Colleagues and friends, while I am honored to receive this award, it is bittersweet. I will admit that I am deeply saddened that we were denied the use of the Ben Franklin Room—the very place where I, and so many others, were sworn into the Foreign Service– for this ceremony. That said, the Department and its employees will always be in my heart.
Over 40 years ago in 1982, I started my career as a consular officer in Kingston, Jamaica. At that point, I never could have imagined that I would go on to serve as President Biden’s Ambassador to the United Nations and in his own words as: “America’s voice to the world”.
My life story gave no hint of this. I grew up in the segregated rural South, the oldest of eight children to hardworking but poor parents. As one of my brothers liked to say, we were so poor we only had one ‘O’ in poor. But yet, despite the odds and unlikeliness of it, I have had the opportunity to represent our nation, our culture, and our values to the world.
Over the course of my career, I have worked for six presidents, both Republican and Democrat, as Assistant Secretary of State for Africa, as Ambassador to Liberia and the United Nations, and very proudly, I might add, as Director General. Along the way, I have been surrounded by extraordinary colleagues—people who, like me, were driven by a shared commitment to improve lives and to make a difference, one act of kindness or cable at a time.
My journey has taken me around the world. From presidential offices, to remote refugee camps and war zones. Every person I have met, in every role, left an indelible mark on me, just as I hope, in some small way, I was able to leave a mark on them. Four decades of negotiations and advocacy, problem-solving and collaboration have taught me key lessons—five of which I would like to share with you today.
First, when I joined the State Department, I thought I could change the world. Over time, I learned that no one can change the world alone—but each of us has the power to change lives, one conversation, one act of kindness, and one step at a time. I came to understand this truth most clearly through my work in refugee camps where I engaged with people, no different from you and me, who were living in dire and devastating circumstances.
Not long ago, on a side street in Arlington, Virginia, a young Sudanese man who I did not recognize, stopped me to say I was the person who made it possible for him to leave Kakuma, a refugee camp in northern Kenya, and begin anew in the United States.
I still think about the transformative impact this work, not this duty, had on their lives, and how the United States has benefited from their contributions to this nation.
Second, I learned not to take myself too seriously. People may not think you are as talented as you think you are. But through your hard work and dedication to values, you might just prove that you are. So take your work seriously, not yourselves.
Third, mentor, mentor, mentor. When you make it up the ladder of success, give a hand to someone else striving to be where you are today. We all stand on the shoulders of giants.

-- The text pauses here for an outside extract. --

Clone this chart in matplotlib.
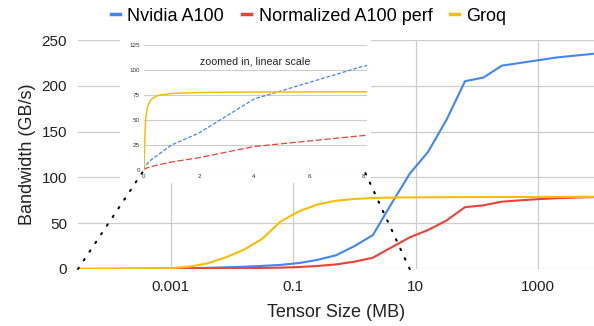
import matplotlib
matplotlib.use('Agg')
import matplotlib.pyplot as plt
from matplotlib.patches import Rectangle, ConnectionPatch

plt.rcParams['font.family'] = ['Liberation Sans', 'DejaVu Sans']

# Tensor sizes in MB (powers of two)
sizes_mb = [0.0000305, 0.000061, 0.000122, 0.000244, 0.000488, 0.000977, 0.00195,
            0.0039, 0.0078, 0.0156, 0.03125, 0.0625, 0.125, 0.25, 0.5, 1, 2, 4, 8,
            16, 32, 64, 128, 256, 512, 1024, 2048, 4096, 8192]

# Bandwidth in GB/s
nvidia_a100 = [0.1, 0.15, 0.2, 0.3, 0.45, 0.65, 0.9, 1.3, 1.8, 2.5, 3.4, 4.5, 6.5,
               10, 15, 25, 37, 71, 104, 128, 163, 205, 209, 222, 225, 228, 231, 233, 235]
normalized_a100 = [0.03, 0.05, 0.07, 0.1, 0.15, 0.22, 0.3, 0.45, 0.6, 0.85, 1.15, 1.5, 2.2,
                   3.3, 5, 8, 12.3, 23.5, 34.5, 42.6, 53, 67.5, 69.5, 73.5, 75, 76.3, 77.3, 78, 78.5]
groq = [0.05, 0.1, 0.15, 0.3, 0.5, 0.9, 2.5, 6, 12.5, 21, 33, 52, 63,
        70.5, 74.5, 76.5, 77.5, 78, 78.2, 78.3, 78.4, 78.5, 78.5, 78.6, 78.6, 78.7, 78.7, 78.8, 78.8]

series_names = ['Nvidia A100', 'Normalized A100 perf', 'Groq']
colors = ['#4285F4', '#EA4335', '#FBBC04']

main_xticks = [0.001, 0.1, 10, 1000]
main_xticklabels = ['0.001', '0.1', '10', '1000']
main_yticks = [0, 50, 100, 150, 200, 250]
inset_xticks = [0, 2, 4, 6, 8]
inset_yticks = [0, 25, 50, 75, 100, 125]
inset_max_mb = 8

fig = plt.figure(figsize=(5.94, 3.26), dpi=100)
ax = fig.add_axes([78 / 594, 1 - 269 / 326, 516 / 594, 229 / 326])

all_series = [nvidia_a100, normalized_a100, groq]
for vals, name, c in zip(all_series, series_names, colors):
    ax.plot(sizes_mb, vals, color=c, lw=1.5, label=name, zorder=3)

ax.set_xscale('log')
ax.set_xlim(sizes_mb[0], sizes_mb[-1])
ax.set_ylim(0, 250)
ax.set_xticks(main_xticks)
ax.set_xticklabels(main_xticklabels)
ax.minorticks_off()
ax.set_yticks(main_yticks)
ax.tick_params(length=0, labelsize=11, pad=8, colors='#222222')
ax.grid(True, color='#cccccc', lw=0.9)
for s in ax.spines.values():
    s.set_visible(False)
ax.set_xlabel('Tensor Size (MB)', fontsize=13, labelpad=7, color='#222222')
ax.set_ylabel('Bandwidth (GB/s)', fontsize=13, labelpad=4, color='#222222')

leg = fig.legend(loc='center', bbox_to_anchor=(0.52, 0.95), ncol=3, frameon=False,
                 fontsize=13, handlelength=0.5, handletextpad=0.4, columnspacing=1.0)
for line in leg.get_lines():
    line.set_linewidth(2.5)

# white box behind the zoomed inset
box = Rectangle((120 / 594, 1 - 183 / 326), 251 / 594, 153 / 326,
                transform=fig.transFigure, facecolor='white', edgecolor='none', zorder=1)
fig.add_artist(box)

ins = fig.add_axes([144 / 594, 1 - 170 / 326, 222.75 / 594, 125 / 326])
ins.set_zorder(2)
ins.set_facecolor('none')
ins.plot(sizes_mb, nvidia_a100, color=colors[0], lw=0.9, ls=(0, (3, 1.5)))
ins.plot(sizes_mb, normalized_a100, color=colors[1], lw=0.9, ls=(0, (5, 2)))
ins.plot(sizes_mb, groq, color=colors[2], lw=1.1)
ins.set_xlim(0, 8.1)
ins.set_ylim(0, 125)
ins.set_xticks(inset_xticks)
ins.set_yticks(inset_yticks)
ins.tick_params(length=0, labelsize=4.5, pad=3, colors='#333333')
ins.grid(True, axis='y', color='#cccccc', lw=0.8)
for s in ins.spines.values():
    s.set_visible(False)
ins.text(0.5, 0.87, 'zoomed in, linear scale', transform=ins.transAxes,
         ha='center', va='center', fontsize=7.7, color='#222222')

# dotted zoom indicators
for xa, xb in [(sizes_mb[0], 0), (inset_max_mb, inset_max_mb)]:
    con = ConnectionPatch(xyA=(xa, 0), coordsA=ax.transData, xyB=(xb, 0), coordsB=ins.transData,
                          color='black', lw=1.5, ls=(0, (0.7, 4.3)), zorder=4)
    fig.add_artist(con)

fig.savefig('out.png', dpi=100)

One I will never forget is Ambassador Ed Perkins who in 1985 brought me under his mentorship after being his control officer in Nigeria. This led me to an assignment as his staff assistant in the Office of the Director General where I would years later follow in his footsteps and serve as the Director General. His mentorship and guidance not only laid the foundation of my career, but helped me realize I had my own potential. Looking back at it, Ambassador Perkins and I had three of the same positions: Director General, an Ambassadorship to Liberia, and ultimately both of us served as Ambassador to the United Nations.
Fourth, be kind, be compassionate, and be good to people. As the wise Maya Angelou pointedly said, “People will forget what you said, people will forget what you did, but people will never forget how you made them feel.” Being kind to others has become the secret sauce to my “gumbo diplomacy,” and I have learned that treating people well matters—it is what will outlive the work we do. Finally, and most importantly, diplomacy matters. War, threats, and violence are never the answer. Dialogue, deliberation, and discussion are. We don’t always have to agree and we don’t always succeed—but we cannot stop trying. We cannot give up. We cannot quit.
It is precisely through our diplomatic efforts that American leadership matters, shaping a world that respects human rights, celebrates diversity, and commits to the principles of multilateralism. Behind all these efforts are our diplomats. It is not only the giants of diplomacy—such as John Foster Dulles, Ralph Bunche, Ed Perkins, Madeleine Albright, Richard Holbrooke, Condoleezza Rice, Hillary Clinton, and Bill Burns, to name a few—whose vision and commitment to peaceful diplomacy have shaped the world and American leadership.
But also, the thousands of colleagues from the State Department and USAID who tirelessly devote their lives, day in and day out, at home and abroad, to the practice of American diplomacy. This includes the many colleagues I served with and learned from, that are no longer with the Department because of reckless and cruel Reductions in Force and today’s government shutdown. I would be remiss if I didn’t acknowledge the many who gave their lives for our country while serving abroad in our Embassies, Consulates, and Missions. Those in Kenya and Tanzania after the bombings in 1998, and Ambassador Chris Stevens in Libya in 2012. Those lives recognized in memorials at the State Department, the CIA, and formerly at the USAID Headquarters.
Colleagues, we all swore our allegiance to “support and defend the Constitution of the United States against all enemies, foreign and domestic.” Reflecting on that first oath I took over 40 years ago and again in 2021 when I was sworn in as the U.S. Ambassador to the United Nations, I am reminded that I pledged my allegiance to our country and its values, and not to a person. This is a duty that I carry for life.This award stands as a testament to an eternal truth: that diplomacy matters— every conversation, every negotiation, every act of service carries immense power. Let me close by reminding you all that you have immense power.